Channel 4 News Culture Editor Matthew Cain said the win was a “shot in the arm for sound art”.
“This movement has been under way for a while now and the roots of it can be traced as far back as the start of the twentieth century, with the activities of the Dadists and the Futurists,” Matthew Cain says.
“Now you can even study courses in sound art at a handful of art colleges around the country. So the momentum’s already there.
“The high-profile win for Susan Philipsz might just build this up to the tipping point needed for sound art to really take off.”
Born in Glasgow in 1965, in the late 1980s and early nineties Philipsz studied at Duncan of Jordanstone College of Art, Dundee, and the University of Ulster. She now lives and works in Berlin, Germany.
Her installations explore the way sound and space connect and define one another. She examines the capacity of the human voice to be both an internal and external force, in the case of Lowlands via the secretive yet public walkways under three bridges along the River Clyde in Glasgow.
Artists Dexter Dalwood, Angela de la Cruz and The Otolith Group were also shortlisted for the 2010 Turner Prize. The shortlisted artists receive £5,000 each.

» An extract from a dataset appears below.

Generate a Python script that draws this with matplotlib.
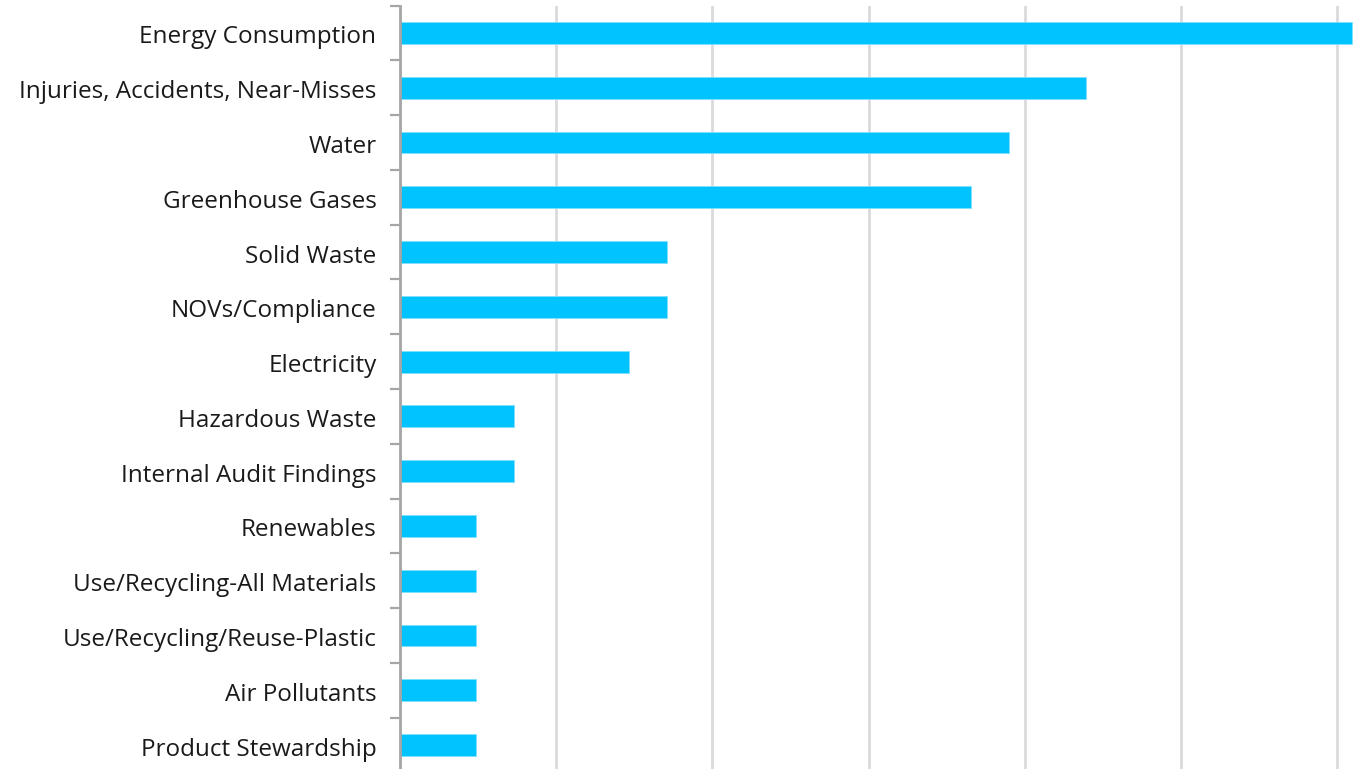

Established in 1984, previous Turner Prize winners include major names in art such as Gilbert and George, Damien Hirst, Antony Gormley and Gillian Wearing. In 1999, artist Tracey Emin was shortlisted for her work My Bed, which featured an unmade bed complete with stained sheets.
Open to artists under the age of 50, the Turner Prize is judged by an independent jury that changes annually. The 2010 award was presented live on Channel 4 News by fashion designer Miuccia Prada.
'It is a surprisingly intimate experience,' writes Matthew Cain
Susan Philipsz's work is possibly the most impactful on this year's list as it represents the first time an artist sculpting in sound has been nominated for the Turner Prize.
And in an age in which the British public is much more ready to accept contemporary art in all its forms, it confronts us with yet another possibility. And this new form may seem instantly familiar to us but in the world of the visual arts, it still isn't the case.
When people hear that a sound artist has made the list they often ask me, 'What's the difference between this and just listening to music?'
Well this is a question that no-one who's experienced the work of Susan Philipsz would ever ask. Lowlands is beautifully melancholic and lingers in the mind long after you've left the gallery.